The DVIR reporting requirement was one of the last two steps needed before all provisions of the rule were to go fully into effect.

The other step, currently slated to start July 1, is formal audits meant to gauge how well the equipment providers — primarily ocean carriers or lessors — are complying with the rule.

Curtis Whalen, executive director of the Intermodal Motor Carriers Conference, welcomed the closer look at the DVIRs.

“We still need more time to look at this issue,” he told Transport Topics on May 21, adding that FMCSA needs to pay more attention to the pre-trip inspections that drivers must do when they pick up the equipment.

Pre-trip inspections need to be improved, Whalen said, so drivers always have full access to the chassis, which often are stored in such a way that brakes or other parts can’t be fully inspected.

As a result, he said, drivers are being wrongly charged with violations they aren’t able to detect before taking the chassis on the road.

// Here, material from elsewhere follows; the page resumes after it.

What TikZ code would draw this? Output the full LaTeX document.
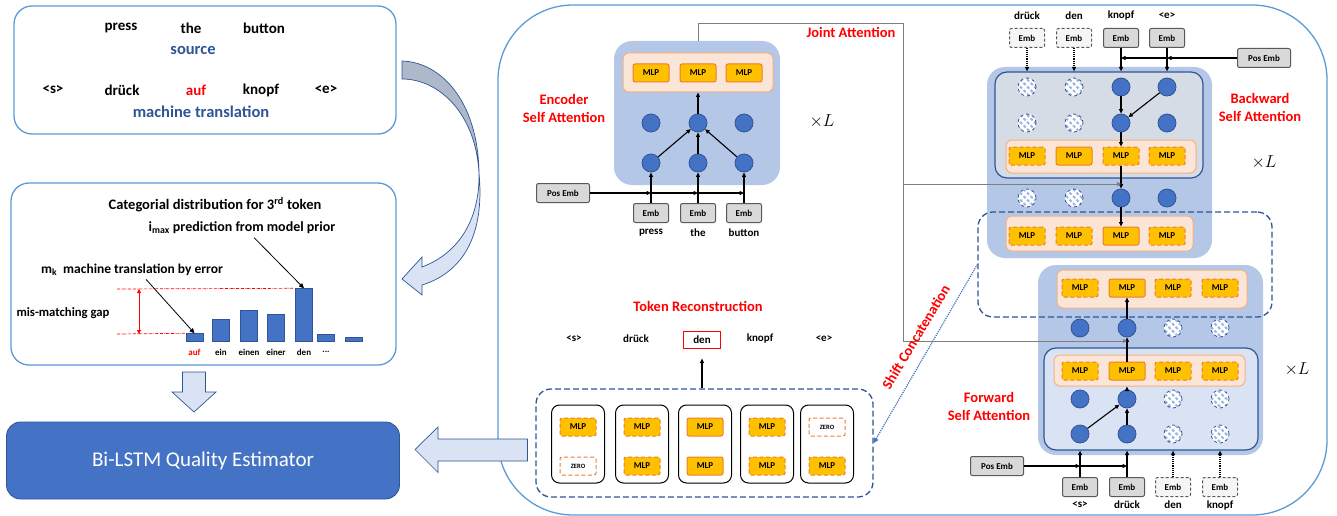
\documentclass[tikz,border=0pt]{standalone}
\usepackage{fontspec}
\setmainfont{Carlito}
\usetikzlibrary{arrows.meta,patterns.meta}

\definecolor{panelblue}{HTML}{5B9BD5}
\definecolor{darkblue}{HTML}{2F5597}
\definecolor{midblue}{HTML}{4472C4}
\definecolor{blockblue}{HTML}{B4C7E7}
\definecolor{paleblue}{HTML}{DAE3F3}
\definecolor{greyblue}{HTML}{D6DCE5}
\definecolor{slateblue}{HTML}{ADB9CA}
\definecolor{hatchblue}{HTML}{9DB4E0}
\definecolor{mlpfill}{HTML}{FFC000}
\definecolor{mlpedge}{HTML}{ED7D31}
\definecolor{trayfill}{HTML}{FBE5D6}
\definecolor{trayedge}{HTML}{F4B183}
\definecolor{embfill}{HTML}{D9D9D9}
\definecolor{embedge}{HTML}{595959}
\definecolor{jointgrey}{HTML}{7F7F7F}

\newcommand\fsz[1]{\fontsize{#1}{#1}\selectfont}
\newcommand\etcdots{...}

\tikzset{
  panel/.style={draw=panelblue, line width=1.3pt, rounded corners=18pt},
  word/.style={font=\bfseries\fsz{11}, inner sep=1pt},
  srcword/.style={font=\bfseries\fsz{15}, inner sep=1pt},
  bluelab/.style={text=darkblue, font=\bfseries\fsz{16.5}, inner sep=1pt},
  heading/.style={text=red, font=\bfseries\fontsize{14.5}{18}\selectfont, align=center},
  layers/.style={font=\fsz{18}},
  attnblock/.style={fill=blockblue, rounded corners=18pt, inner sep=0pt},
  layerbox/.style={draw=darkblue, line width=1.2pt, rounded corners=12pt, inner sep=0pt},
  tray/.style={draw=trayedge, fill=trayfill, line width=1pt, rounded corners=6pt, inner sep=0pt},
  mlp/.style={draw=mlpedge, fill=mlpfill, line width=1pt, rounded corners=2pt, minimum width=36pt,
    minimum height=18pt, inner sep=0pt, font=\bfseries\fsz{9}},
  mlpd/.style={mlp, dash pattern=on 4pt off 2.5pt},
  zero/.style={mlpd, fill=white, font=\bfseries\fsz{6.5}},
  cell/.style={circle, draw=darkblue, fill=midblue, line width=0.8pt, minimum size=18pt, inner sep=0pt},
  ghost/.style={circle, draw=darkblue, dashed, line width=0.8pt, minimum size=18pt, inner sep=0pt,
    preaction={fill=white}, pattern={Lines[angle=-45,distance=5pt,line width=2pt]}, pattern color=hatchblue},
  emb/.style={draw=embedge, fill=embfill, line width=1pt, rounded corners=2pt, minimum width=35pt,
    minimum height=19pt, inner sep=0pt, font=\bfseries\fsz{9}},
  embd/.style={emb, dash pattern=on 3pt off 2pt, fill=gray!8},
  slot/.style={draw, line width=1pt, rounded corners=8pt, minimum width=53pt, minimum height=78pt, inner sep=0pt},
  dashbox/.style={draw=darkblue, dash pattern=on 6pt off 3pt, line width=1.3pt, rounded corners=15pt, inner sep=0pt},
  link/.style={-{Triangle[length=4.5pt,width=4pt]}, line width=1.1pt},
  dotlink/.style={link, densely dotted},
  joint/.style={draw=jointgrey, line width=0.8pt},
  pointer/.style={-{Triangle[length=5pt,width=4.5pt]}, line width=0.8pt},
  gapline/.style={red, densely dash dot, line width=0.7pt},
  distbar/.style={anchor=south, fill=midblue, draw=darkblue, line width=0.7pt, minimum width=17pt, inner sep=0pt},
  barlab/.style={font=\bfseries\fsz{9}, inner sep=1pt},
  flow/.style={draw=darkblue, line width=0.7pt},
  qe/.style={fill=midblue, draw=darkblue, line width=0.8pt, rounded corners=14pt, minimum width=393pt,
    minimum height=77pt, text=white, font=\fsz{21}},
  shiftlink/.style={draw=midblue, densely dotted, line width=1.2pt, -{Triangle[length=5pt,width=5pt]}}
}

\begin{document}
\begin{tikzpicture}[x=1pt,y=-1pt]
\useasboundingbox (0,0) rectangle (1337,516);

% left column
\draw[panel] (14,6) rectangle (396,134);
\foreach \n/\x/\w in {1/121/press,2/191/the,3/264/button}
  \node[srcword] (src\n) at (\x,28) {\w};
\node[bluelab] (srclab) at (193,50) {source};
\foreach \n/\x/\w/\c in {1/53/{<s>}/black,2/122/drück/black,3/196/auf/red,4/261/knopf/black,5/326/{<e>}/black}
  \node[srcword, text=\c] (mt\n) at (\x,90) {\w};
\node[bluelab] (mtlab) at (201,112) {machine translation};

\draw[panel] (11,183) rectangle (396,365);
\node[font=\bfseries\fsz{14.5}] (cattitle) at (215,205) {Categorial distribution for 3\textsuperscript{rd} token};
\node[font=\bfseries\fsz{14}] (imax) at (242,228) {i\textsubscript{max} prediction from model prior};
\node[font=\bfseries\fsz{13.5}] (mk) at (132,270) {m\textsubscript{k}\ \ machine translation by error};
\node[font=\bfseries\fsz{12.7}] (gaplab) at (63,313) {mis-matching gap};
\foreach \n/\x/\h/\w/\c in {1/194.5/8/auf/red,2/221/22/ein/black,3/249/31/einen/black,4/276/27/einer/black,
    5/304/53/den/black,6/326/7/\etcdots/black,7/353.5/4/{}/black}{
  \node[distbar, minimum height=\h] (bar\n) at (\x,342) {};
  \node[barlab, text=\c] (lab\n) at (\x,352) {\w};
}
\coordinate (gaptop) at (117,289);
\coordinate (gapbot) at (117,334);
\draw[gapline] (gaptop) -- (bar5.north west);
\draw[gapline] (gapbot) -- (bar1.north west);
\draw[red, line width=0.8pt, {Triangle[length=4pt,width=4pt]}-{Triangle[length=4pt,width=4pt]}]
  ([xshift=22pt]gaptop) -- ([xshift=22pt]gapbot);
\draw[pointer] ([xshift=12pt]imax.south) -- (bar5.north);
\draw[pointer] ([xshift=14pt]mk.south) -- (bar1.north);

\draw[flow, fill=slateblue] (402,61) .. controls (440,62) and (478,100) .. (479,173)
  .. controls (476,115) and (440,79) .. (402,79) -- cycle;
\draw[flow, fill=paleblue] (479,173) .. controls (480,215) and (462,252) .. (422,267) -- (422,257)
  -- (402,279) -- (422,295) -- (422,285) .. controls (470,270) and (484,225) .. (479,173) -- cycle;
\draw[flow, fill=paleblue] (182.5,372) -- (205.5,372) -- (205.5,392) -- (216,392) -- (194,412)
  -- (172,392) -- (182.5,392) -- cycle;
\node[qe] (qe) at (203,460.5) {Bi-LSTM Quality Estimator};

% model
\draw[panel, rounded corners=75pt] (498,5) rectangle (1327,515);
\draw[flow, fill=paleblue] (527.5,439) -- (438,439) -- (438,427) -- (415,449.5) -- (438,472.5)
  -- (438,461) -- (527.5,461) -- cycle;

% encoder
\node[attnblock, minimum width=166pt, minimum height=144pt] (eblk) at (697,113) {};
\node[tray, minimum width=150pt, minimum height=39pt] (etray) at (698,72.5) {};
\node[heading] (enclab) at (564,108) {Encoder\\Self Attention};
\node[layers] (encL) at (822,121) {$\times L$};
\node[emb, minimum width=53pt] (epos) at (563,193) {Pos Emb};
\foreach \i/\x/\w in {1/651/press,2/698/the,3/744/button}{
  \node[mlp] (em\i) at (\x,73) {MLP};
  \node[cell] (eh\i) at (\x,123) {};
  \node[cell] (el\i) at (\x,163) {};
  \node[emb] (ee\i) at (\x,213) {Emb};
  \node[word] (ew\i) at (\x,233) {\w};
}
\draw[link] (epos.east) -- (ee1 |- epos);
\draw[link] (ee1 |- epos) -- (ee2 |- epos);
\draw[link] (ee2 |- epos) -- (ee3 |- epos);
\foreach \i in {1,2,3}{
  \draw[link] (ee\i) -- (el\i);
  \draw[link] (el\i) -- (eh2);
}
\draw[link] (eh2) -- (eh2 |- etray.south);

% joint attention
\node[heading] (jointlab) at (851,32) {Joint Attention};
\coordinate (jtop) at (903,23);
\coordinate (jmid) at (903,184);
\coordinate (jbot) at (903,341);
\draw[joint] (eblk.north -| eh2) |- (jtop) -- (jbot);

% token reconstruction
\node[heading] (reclab) at (698,306) {Token Reconstruction};
\foreach \n/\x/\w in {1/574/{<s>},2/636/drück,4/760/knopf,5/824/{<e>}}
  \node[word] (r\n) at (\x,339) {\w};
\node[word, draw=red, line width=1pt, minimum width=37pt, minimum height=17pt] (r3) at (702,339.5) {den};
\node[dashbox, minimum width=337pt, minimum height=108pt] (rbox) at (704.5,443) {};
\draw[link] (rbox.north -| r3) -- ([yshift=-10pt]r3.south);
\foreach \i/\x/\sa/\ta/\sb/\tb in {1/578/mlpd/MLP/zero/ZERO,2/642/mlpd/MLP/mlpd/MLP,3/705/mlp/MLP/mlp/MLP,
    4/767/mlpd/MLP/mlpd/MLP,5/827/zero/ZERO/mlpd/MLP}{
  \node[slot] (rs\i) at (\x,444) {};
  \node[\sa] (ra\i) at (\x,427) {\ta};
  \node[\sb] (rb\i) at (\x,466) {\tb};
}

% backward decoder
\node[attnblock, minimum width=225pt, minimum height=191pt] (bblk) at (1099.5,162.5) {};
\node[layerbox, fill=greyblue, minimum width=208pt, minimum height=106pt] (binner) at (1099,125) {};
\node[tray, minimum width=190pt, minimum height=33pt] (btray1) at (1101,156.5) {};
\node[tray, minimum width=187pt, minimum height=35pt] (btray2) at (1099.5,233.5) {};
\node[emb, minimum width=53pt] (bpos) at (1264,58) {Pos Emb};
\node[heading] (bwdlab) at (1260,107.5) {Backward\\Self Attention};
\node[layers] (bwdL) at (1264,162) {$\times L$};
\foreach \i/\x/\rs/\ma/\mb/\es/\w in {1/1027/ghost/mlpd/mlpd/embd/drück,2/1074/ghost/mlp/mlpd/embd/den,
    3/1121/cell/mlpd/mlp/emb/knopf,4/1167/cell/mlpd/mlpd/emb/{<e>}}{
  \node[word] (bw\i) at (\x,16) {\w};
  \node[\es] (be\i) at (\x,38) {Emb};
  \node[\rs] (b1\i) at (\x,87) {};
  \node[\rs] (b2\i) at (\x,123) {};
  \node[\ma] (bm\i) at (\x,156) {MLP};
  \node[\rs] (b3\i) at (\x,198) {};
  \node[\mb] (bn\i) at (\x,236) {MLP};
}

% forward decoder
\node[attnblock, minimum width=225pt, minimum height=190pt] (fblk) at (1150.5,360) {};
\node[tray, minimum width=190pt, minimum height=38pt] (ftray1) at (1152,289) {};
\node[layerbox, fill=paleblue, minimum width=214pt, minimum height=102pt] (finner) at (1151,399) {};
\node[tray, minimum width=191pt, minimum height=31pt] (ftray2) at (1149.5,370.5) {};
\node[emb, minimum width=53pt] (fpos) at (997,466) {Pos Emb};
\node[heading] (fwdlab) at (989,406) {Forward\\Self Attention};
\node[layers] (fwdL) at (1297,369) {$\times L$};
\foreach \i/\x/\rs/\ma/\es/\w in {1/1080/cell/mlpd/emb/{<s>},2/1127/cell/mlp/emb/drück,
    3/1173/ghost/mlpd/embd/den,4/1220/ghost/mlpd/embd/knopf}{
  \node[\ma] (fm\i) at (\x,288) {MLP};
  \node[\rs] (f3\i) at (\x,328) {};
  \node[\ma] (fn\i) at (\x,371) {MLP};
  \node[\rs] (f2\i) at (\x,399) {};
  \node[\rs] (f1\i) at (\x,434) {};
  \node[\es] (fe\i) at (\x,487) {Emb};
  \node[word] (fw\i) at (\x,505) {\w};
}

\node[dashbox, minimum width=294pt, minimum height=105pt] (catbox) at (1125,264.5) {};

% backward links
\draw[link] (bpos.west) -- (be4 |- bpos);
\draw[link] (be4 |- bpos) -- (be3 |- bpos);
\draw[dotlink] (be1) -- (be1 |- binner.north);
\draw[dotlink] (be2) -- (be2 |- binner.north);
\draw[link] (be3) -- (be3 |- binner.north);
\draw[link] (be4) -- (be4 |- binner.north);
\draw[link] (b13) -- (b23);
\draw[link] (b14) -- (b23);
\draw[link] (b23) -- (bm3);
\draw[link] (bm3) -- (b33);
\draw[link] (b33) -- (bn3);

% forward links
\draw[link] (fpos.east) -- (fe1 |- fpos);
\draw[link] (fe1 |- fpos) -- (fe2 |- fpos);
\draw[link] (fe1) -- (fe1 |- finner.south);
\draw[link] (fe2) -- (fe2 |- finner.south);
\draw[dotlink] (fe3) -- (fe3 |- finner.south);
\draw[dotlink] (fe4) -- (fe4 |- finner.south);
\draw[link] (f11) -- (f22);
\draw[link] (f12) -- (f22);
\draw[link] (f22) -- (f22 |- ftray2.south);
\draw[link] (fn2) -- (f32);
\draw[link] (f32) -- (fm2);

\draw[joint, -{Triangle[length=4pt,width=4pt]}] (jmid) -- (b33 |- jmid);
\draw[joint, -{Triangle[length=4pt,width=4pt]}] (jbot) -- (f32 |- jbot);

\draw[shiftlink] (catbox.west) -- (rbox.east);
\node[heading, rotate=59] (shiftlab) at (916,337) {Shift Concatenation};
\end{tikzpicture}
\end{document}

“The implementation is not going well,” Whalen said. “There are still too many defects being charged to drivers.”

He also expressed concern that the start of “live” audits on July 1 would detect extensive problems with chassis maintenance as well as paperwork errors such as inspection stickers that are missing or out-of-date.

“FMCSA shares the motor carrier industry’s concern regarding the accuracy of recording violations found during roadside inspections,” agency spokeswoman Candice Tolliver told TT. “FMCSA will continue to work closely with inspectors to ensure that enforcement of this safety-critical rule is effectively implemented.”

Whalen said he based that view on comments he has heard about the agency’s experience in test audits that were done earlier this year.